-- Begin SUPPLIED INFORMATION --

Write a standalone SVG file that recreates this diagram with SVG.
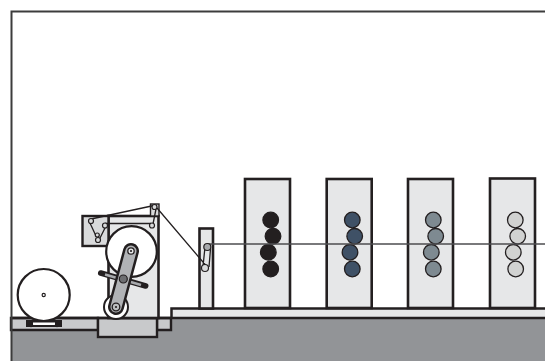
<svg xmlns="http://www.w3.org/2000/svg" width="545" height="361" viewBox="0 0 545 361">
<style>
.k{stroke:#231f20;stroke-width:2.500}
.u{fill:#e6e7e8;stroke:#231f20;stroke-width:2.600}
.f{fill:#c8c9cb;stroke:#231f20;stroke-width:2.400}
.w{fill:none;stroke:#231f20;stroke-width:1.300}
.r{fill:#d9dadb;stroke:#231f20;stroke-width:1.200}
.c{stroke:#231f20;stroke-width:1.300}
</style>
<rect width="545" height="361" fill="#fff"/>
<g id="floor">
<path d="M11 330H171V318H545V361H11Z" fill="#929497"/>
<path class="f" d="M11 318H98V330H11Z"/>
<path class="f" d="M157 318H171V330H157Z"/>
<rect class="f" x="98" y="318" width="59" height="19"/>
<path d="M172 318V308.500H545V318Z" fill="#e6e7e8"/>
<path class="k" fill="none" d="M11 318H171.500V308.500H545M172 318H545"/>
</g>
<g id="frame"><path d="M11.500 361V11.500H545" fill="none" stroke="#3c3c3c" stroke-width="2"/></g>
<g id="unwind-roll">
<rect x="26" y="320" width="36" height="7" fill="#231f20"/>
<rect x="33" y="322.500" width="22" height="2.500" fill="#fff"/>
<circle cx="31" cy="325" r="2.200" fill="#231f20"/><circle cx="57" cy="325" r="2.200" fill="#231f20"/>
<circle cx="43.700" cy="295" r="26" fill="#fff" stroke="#231f20" stroke-width="2.200"/>
<circle cx="43.700" cy="295" r="1.600" fill="#fff" stroke="#231f20" stroke-width="1.200"/>
</g>
<g id="infeed-tower">
<rect class="u" x="108.500" y="216" width="50" height="102"/>
<rect class="f" x="82.500" y="216" width="26" height="30" style="fill:#d9dadb"/>
<rect class="f" x="150.500" y="204" width="8.500" height="12" style="fill:#d9dadb;stroke-width:1.400"/>
<circle cx="131.500" cy="251.500" r="25.300" fill="#fff" stroke="#231f20" stroke-width="2.200"/>
</g>
<g id="arm">
<path d="M100.700 273L145.700 286" stroke="#231f20" stroke-width="5.500" stroke-linecap="round"/>
<path d="M105 274.500L141 285" stroke="#a7a9ac" stroke-width="2.600"/>
<circle cx="116" cy="307" r="12" fill="#fff" stroke="#231f20" stroke-width="2"/>
<path d="M131 251L116 307" stroke="#231f20" stroke-width="16" stroke-linecap="round"/>
<path d="M131 251L116 307" stroke="#b1b3b6" stroke-width="11" stroke-linecap="round"/>
<circle cx="131" cy="251" r="3.200" fill="#e6e7e8" stroke="#231f20" stroke-width="1.300"/>
<circle cx="116" cy="307" r="3.800" fill="#bcbec0" stroke="#231f20" stroke-width="1.300"/>
<circle cx="116" cy="307" r="1.100" fill="#231f20"/>
<circle cx="131" cy="251" r="1.100" fill="#231f20"/>
<circle cx="123.300" cy="279" r="4" fill="#6d6e71" stroke="#231f20" stroke-width="1.200"/>
</g>
<g id="guide-column">
<rect class="u" x="199.500" y="228.500" width="13.500" height="80"/>
</g>
<g id="unit-1">
<rect class="u" x="245" y="179" width="45" height="129"/>
<g fill="#231f20" class="c"><circle cx="270.700" cy="220" r="7.800"/><circle cx="273" cy="236.300" r="7.800"/><circle cx="268.300" cy="252.300" r="7.800"/><circle cx="270.700" cy="269" r="7.800"/></g>
</g>
<g id="unit-2">
<rect class="u" x="326.700" y="179" width="45" height="129"/>
<g fill="#3f5166" class="c"><circle cx="352.300" cy="220" r="7.800"/><circle cx="354.700" cy="236.300" r="7.800"/><circle cx="350" cy="252.300" r="7.800"/><circle cx="352.300" cy="269" r="7.800"/></g>
</g>
<g id="unit-3">
<rect class="u" x="408" y="179" width="45" height="129"/>
<g fill="#7e8a91" class="c"><circle cx="433.300" cy="220" r="7.800"/><circle cx="435.700" cy="236.300" r="7.800"/><circle cx="431.300" cy="252.300" r="7.800"/><circle cx="433.300" cy="269" r="7.800"/></g>
</g>
<g id="unit-4">
<rect class="u" x="490" y="178.500" width="45" height="129.500"/>
<g fill="#d1d2d1" class="c"><circle cx="515.300" cy="220" r="7.800"/><circle cx="517.700" cy="236.300" r="7.800"/><circle cx="513.300" cy="252.300" r="7.800"/><circle cx="515.700" cy="269" r="7.800"/></g>
</g>
<g id="connectors">
<path class="w" d="M154 205.500L91 219M89.500 222L96 236M99.500 239L106 226M105 223.500H151M153 224L156 209M157 208L205.500 265M203 266.500L205 247M209 267L210.500 249"/>
<path d="M207 244H545" fill="none" stroke="#4d4d4f" stroke-width="1.300"/>
</g>
<g id="rollers">
<circle class="r" cx="91" cy="221" r="2.500"/>
<circle class="r" cx="97.300" cy="235" r="2"/>
<circle class="r" cx="98" cy="240" r="2.500"/>
<circle class="r" cx="105" cy="225.500" r="2.500"/>
<circle class="r" cx="152" cy="225.500" r="2.500"/>
<circle class="r" cx="154.500" cy="207" r="2.500"/>
<circle class="r" cx="207.300" cy="247" r="3.500" style="fill:#a7a9ac"/>
<circle class="r" cx="205" cy="268" r="3.500"/>
</g>
</svg>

-- End SUPPLIED INFORMATION --

# REQUIREMENTS:
Omit the pictures, and quote the material above exactly as given.

# RESULT OF THIS TASK:
Write a standalone SVG file that recreates this diagram with SVG.
<svg xmlns="http://www.w3.org/2000/svg" width="545" height="361" viewBox="0 0 545 361">
<style>
.k{stroke:#231f20;stroke-width:2.500}
.u{fill:#e6e7e8;stroke:#231f20;stroke-width:2.600}
.f{fill:#c8c9cb;stroke:#231f20;stroke-width:2.400}
.w{fill:none;stroke:#231f20;stroke-width:1.300}
.r{fill:#d9dadb;stroke:#231f20;stroke-width:1.200}
.c{stroke:#231f20;stroke-width:1.300}
</style>
<rect width="545" height="361" fill="#fff"/>
<g id="floor">
<path d="M11 330H171V318H545V361H11Z" fill="#929497"/>
<path class="f" d="M11 318H98V330H11Z"/>
<path class="f" d="M157 318H171V330H157Z"/>
<rect class="f" x="98" y="318" width="59" height="19"/>
<path d="M172 318V308.500H545V318Z" fill="#e6e7e8"/>
<path class="k" fill="none" d="M11 318H171.500V308.500H545M172 318H545"/>
</g>
<g id="frame"><path d="M11.500 361V11.500H545" fill="none" stroke="#3c3c3c" stroke-width="2"/></g>
<g id="unwind-roll">
<rect x="26" y="320" width="36" height="7" fill="#231f20"/>
<rect x="33" y="322.500" width="22" height="2.500" fill="#fff"/>
<circle cx="31" cy="325" r="2.200" fill="#231f20"/><circle cx="57" cy="325" r="2.200" fill="#231f20"/>
<circle cx="43.700" cy="295" r="26" fill="#fff" stroke="#231f20" stroke-width="2.200"/>
<circle cx="43.700" cy="295" r="1.600" fill="#fff" stroke="#231f20" stroke-width="1.200"/>
</g>
<g id="infeed-tower">
<rect class="u" x="108.500" y="216" width="50" height="102"/>
<rect class="f" x="82.500" y="216" width="26" height="30" style="fill:#d9dadb"/>
<rect class="f" x="150.500" y="204" width="8.500" height="12" style="fill:#d9dadb;stroke-width:1.400"/>
<circle cx="131.500" cy="251.500" r="25.300" fill="#fff" stroke="#231f20" stroke-width="2.200"/>
</g>
<g id="arm">
<path d="M100.700 273L145.700 286" stroke="#231f20" stroke-width="5.500" stroke-linecap="round"/>
<path d="M105 274.500L141 285" stroke="#a7a9ac" stroke-width="2.600"/>
<circle cx="116" cy="307" r="12" fill="#fff" stroke="#231f20" stroke-width="2"/>
<path d="M131 251L116 307" stroke="#231f20" stroke-width="16" stroke-linecap="round"/>
<path d="M131 251L116 307" stroke="#b1b3b6" stroke-width="11" stroke-linecap="round"/>
<circle cx="131" cy="251" r="3.200" fill="#e6e7e8" stroke="#231f20" stroke-width="1.300"/>
<circle cx="116" cy="307" r="3.800" fill="#bcbec0" stroke="#231f20" stroke-width="1.300"/>
<circle cx="116" cy="307" r="1.100" fill="#231f20"/>
<circle cx="131" cy="251" r="1.100" fill="#231f20"/>
<circle cx="123.300" cy="279" r="4" fill="#6d6e71" stroke="#231f20" stroke-width="1.200"/>
</g>
<g id="guide-column">
<rect class="u" x="199.500" y="228.500" width="13.500" height="80"/>
</g>
<g id="unit-1">
<rect class="u" x="245" y="179" width="45" height="129"/>
<g fill="#231f20" class="c"><circle cx="270.700" cy="220" r="7.800"/><circle cx="273" cy="236.300" r="7.800"/><circle cx="268.300" cy="252.300" r="7.800"/><circle cx="270.700" cy="269" r="7.800"/></g>
</g>
<g id="unit-2">
<rect class="u" x="326.700" y="179" width="45" height="129"/>
<g fill="#3f5166" class="c"><circle cx="352.300" cy="220" r="7.800"/><circle cx="354.700" cy="236.300" r="7.800"/><circle cx="350" cy="252.300" r="7.800"/><circle cx="352.300" cy="269" r="7.800"/></g>
</g>
<g id="unit-3">
<rect class="u" x="408" y="179" width="45" height="129"/>
<g fill="#7e8a91" class="c"><circle cx="433.300" cy="220" r="7.800"/><circle cx="435.700" cy="236.300" r="7.800"/><circle cx="431.300" cy="252.300" r="7.800"/><circle cx="433.300" cy="269" r="7.800"/></g>
</g>
<g id="unit-4">
<rect class="u" x="490" y="178.500" width="45" height="129.500"/>
<g fill="#d1d2d1" class="c"><circle cx="515.300" cy="220" r="7.800"/><circle cx="517.700" cy="236.300" r="7.800"/><circle cx="513.300" cy="252.300" r="7.800"/><circle cx="515.700" cy="269" r="7.800"/></g>
</g>
<g id="connectors">
<path class="w" d="M154 205.500L91 219M89.500 222L96 236M99.500 239L106 226M105 223.500H151M153 224L156 209M157 208L205.500 265M203 266.500L205 247M209 267L210.500 249"/>
<path d="M207 244H545" fill="none" stroke="#4d4d4f" stroke-width="1.300"/>
</g>
<g id="rollers">
<circle class="r" cx="91" cy="221" r="2.500"/>
<circle class="r" cx="97.300" cy="235" r="2"/>
<circle class="r" cx="98" cy="240" r="2.500"/>
<circle class="r" cx="105" cy="225.500" r="2.500"/>
<circle class="r" cx="152" cy="225.500" r="2.500"/>
<circle class="r" cx="154.500" cy="207" r="2.500"/>
<circle class="r" cx="207.300" cy="247" r="3.500" style="fill:#a7a9ac"/>
<circle class="r" cx="205" cy="268" r="3.500"/>
</g>
</svg>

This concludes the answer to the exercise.